Financial
Times: ‘We are facing daunting conditions’
Warning
of ‘tough times ahead’ as UK newspaper industry hammered by
advertising slump.
By ALEX SPENCE
4/22/16, 1:01 PM CET Updated 4/22/16, 7:09 PM CET
LONDON — The
Financial Times is braced for “daunting trading conditions,” its
managing editor has warned, in the latest sign of the severe
challenges hitting the U.K.’s newspaper industry.
Newspapers including
the Guardian, Independent and Times have announced drastic moves in
recent weeks as they search for ways to secure their futures amid
vast changes in media consumption.
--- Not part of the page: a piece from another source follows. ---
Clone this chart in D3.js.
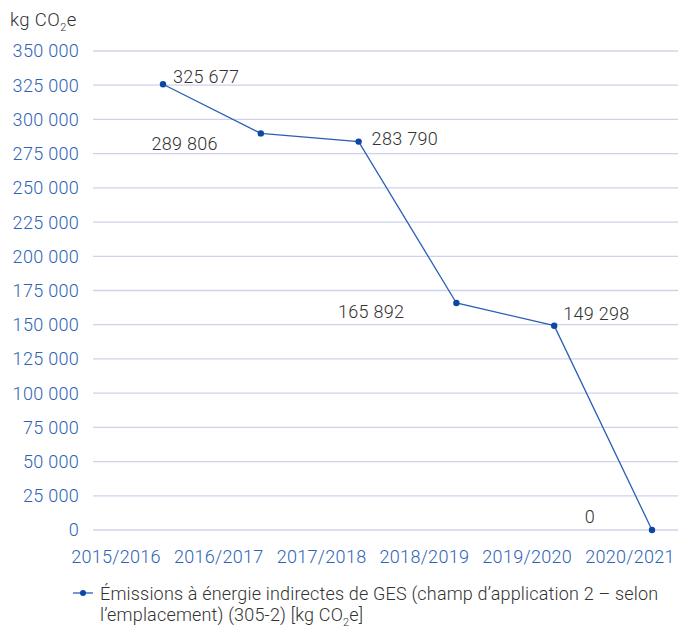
<!DOCTYPE html>
<html><head><meta charset="utf-8">
<script src="https://cdn.jsdelivr.net/npm/d3@7"></script>
<style>
html,body{margin:0;padding:0;background:#fff;}
svg text{font-family:"Roboto","Liberation Sans",Arial,sans-serif;font-weight:300;}
</style></head>
<body><svg id="c" width="678" height="633"></svg>
<script>
const categories = ["2015/2016","2016/2017","2017/2018","2018/2019","2019/2020","2020/2021"];
const values = [325677, 289806, 283790, 165892, 149298, 0];
const valueLabels = ["325 677","289 806","283 790","165 892","149 298","0"];
const yTicks = [0,25000,50000,75000,100000,125000,150000,175000,200000,225000,250000,275000,300000,325000,350000];
const labelPlacement = [
  {anchor:"start", dx:10, dy:-8},
  {anchor:"end", dx:-43, dy:10},
  {anchor:"start", dx:13, dy:-3},
  {anchor:"end", dx:-52, dy:9},
  {anchor:"start", dx:9, dy:-12},
  {anchor:"end", dx:-57, dy:-13}
];

const svg = d3.select("#c");
const y = d3.scaleLinear().domain([0,350000]).range([530,51]);
const xPt = d3.scalePoint().domain(categories).range([163,652]);
const xLab = d3.scalePoint().domain(categories).range([116,630]);
const fmt = v => d3.format(",")(v).replace(/,/g," ");

// gridlines
svg.append("g").selectAll("line").data(yTicks).join("line")
  .attr("x1",93).attr("x2",678)
  .attr("y1",d=>y(d)).attr("y2",d=>y(d))
  .attr("stroke","#cfd2ec").attr("stroke-width",1.3);

// y tick labels
svg.append("g").selectAll("text").data(yTicks).join("text")
  .attr("x",79).attr("y",d=>y(d)).attr("dy","0.36em")
  .attr("text-anchor","end").attr("fill","#2e63b6")
  .attr("font-size",18).attr("letter-spacing","0.3px")
  .text(d=>fmt(d));

// x labels
svg.append("g").selectAll("text").data(categories).join("text")
  .attr("x",d=>xLab(d)).attr("y",563)
  .attr("text-anchor","middle").attr("fill","#2e63b6")
  .attr("font-size",18).attr("letter-spacing","0.3px")
  .text(d=>d);

// title
const t = svg.append("text").attr("x",10).attr("y",26).attr("fill","#333").attr("font-size",18.5).attr("letter-spacing","0.4px");
t.append("tspan").text("kg CO");
t.append("tspan").attr("font-size",11).attr("dy",5).text("2");
t.append("tspan").attr("dy",-5).text("e");

// line
const data = categories.map((c,i)=>({c,v:values[i],l:valueLabels[i],p:labelPlacement[i]}));
svg.append("path").datum(data)
  .attr("fill","none").attr("stroke","#2a5fb8").attr("stroke-width",1.3)
  .attr("d",d3.line().x(d=>xPt(d.c)).y(d=>y(d.v)));
svg.append("g").selectAll("circle").data(data).join("circle")
  .attr("cx",d=>xPt(d.c)).attr("cy",d=>y(d.v)).attr("r",3.2).attr("fill","#0c47a3");

// value labels
svg.append("g").selectAll("text").data(data).join("text")
  .attr("x",d=>xPt(d.c)+d.p.dx).attr("y",d=>y(d.v)+d.p.dy).attr("dy","0.36em")
  .attr("text-anchor",d=>d.p.anchor).attr("fill","#333")
  .attr("font-size",18).attr("letter-spacing","0.3px")
  .text(d=>d.l);

// legend
const lg = svg.append("g");
lg.append("line").attr("x1",73).attr("x2",93).attr("y1",593).attr("y2",593)
  .attr("stroke","#2a5fb8").attr("stroke-width",1.3);
lg.append("circle").attr("cx",83).attr("cy",593).attr("r",3).attr("fill","#0c47a3");
lg.append("text").attr("x",100).attr("y",600).attr("fill","#333").attr("font-size",18).attr("letter-spacing","0.18px")
  .text("Émissions à énergie indirectes de GES (champ d’application 2 – selon");
const l2 = lg.append("text").attr("x",100).attr("y",621).attr("fill","#333").attr("font-size",18).attr("letter-spacing","0.18px");
l2.append("tspan").text("l’emplacement) (305-2) [kg CO");
l2.append("tspan").attr("font-size",11).attr("dy",5).text("2");
l2.append("tspan").attr("dy",-5).text("e]");
</script></body></html>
The FT, which appeared to be
better positioned to weather the storm than many of its Fleet Street
peers, is also feeling the squeeze.
“We are facing
some daunting trading conditions in 2016,” the managing editor
James Lamont warned FT staff this week in an internal memo seen by
POLITICO.
Despite its
high-value readership, the financial newspaper has not been immune to
the painful trends afflicting its general-interest rivals: Print
advertising has had another bad start to the year, while the digital
news business is also proving to be precarious.
The FT’s
commercial team is “braced for tough times in the months ahead,”
Lamont said.
The memo indicated
four areas where costs will be cut back: There’ll be a delay in
filling job vacancies. Travel and entertainment expenses will be
slashed. Casual staff will only be brought in when “strictly
necessary.” And there’ll be more pressure to streamline
production of the print edition.
“It’s far better
to take precautionary measures than find ourselves playing catch-up
later in the year if the trading conditions do not improve,” Lamont
said. “We will review our performance at the end of the second
quarter.”
The warning will
raise eyebrows elsewhere in London media circles, since the FT had
been perceived as one of the leaders among the traditional newspaper
businesses at repositioning itself in a rapidly-changing landscape.
With the advantage
of a well-off audience and specialized financial content, the FT has
been able to build a base of paying digital customers — and reduce
dependence on the print versions — more quickly than its
general-interest competitors. While most newspapers still rely on
their print editions for the majority of their income, even though
they’ve built big online readerships, the FT now gets as much
revenue from its digital products.
According to figures
released last month, the number of digital subscribers reached
566,000 last year, driving an 8 percent year-on-year increase in the
FT’s total paid-for sales to 780,000.
Even then, the FT
isn’t immune to the challenges battering the rest of the news
industry.
Print advertising
has “been far softer than expected in the first quarter of this
year,” Lamont said in the memo.
Some of that is
because companies are jumpy about the potential impact of the
upcoming European Union referendum and the U.S. Presidential
election, which is making them delay spending decisions.
More worrying for
the publishers in the long term is that some of the downturn is
because companies are pulling out of newspapers altogether, putting
their money into other formats such as the Internet and TV. The fear
is: Many of those companies won’t come back.
This year’s print
advertising slump mirrors a sharp, unprecedented fall in the first
half of 2015, which analysts at Enders attributed at the time to the
sector hitting a “structural wall.”
Between 2010 and
2018, the press’s share of U.K. display advertising will have
fallen from nearly 30 percent to under 10 percent, Enders said. That
represents hundreds of millions of pounds of income flooding out of
the market, while print circulation revenues are also falling.
Publishers have been
desperately trying to make up for the shortfall through their web
editions, but that, too, is a tough business. Google and Facebook
take by far the largest share of spending on online advertising,
leaving publishers to compete with a vast array of other sites and
services for what is left. A growing number of users are adopting
software to block advertisements.
“Some of our
traditional peers in the UK market have announced hefty redundancies
and a retreat from print in recent months,” Lamont said, referring
to the Guardian, which is cutting about 250 jobs to stem heavy
financial losses, and the Independent, which closed its print
versions last month.
He added: “In the
digital realm, you will have seen last week’s [reports] that
BuzzFeed had slashed its revenue forecast in half for 2016.”
The FT’s editor
Lionel Barber and chief executive John Ridding will meet staff next
Thursday to give an update, the memo said.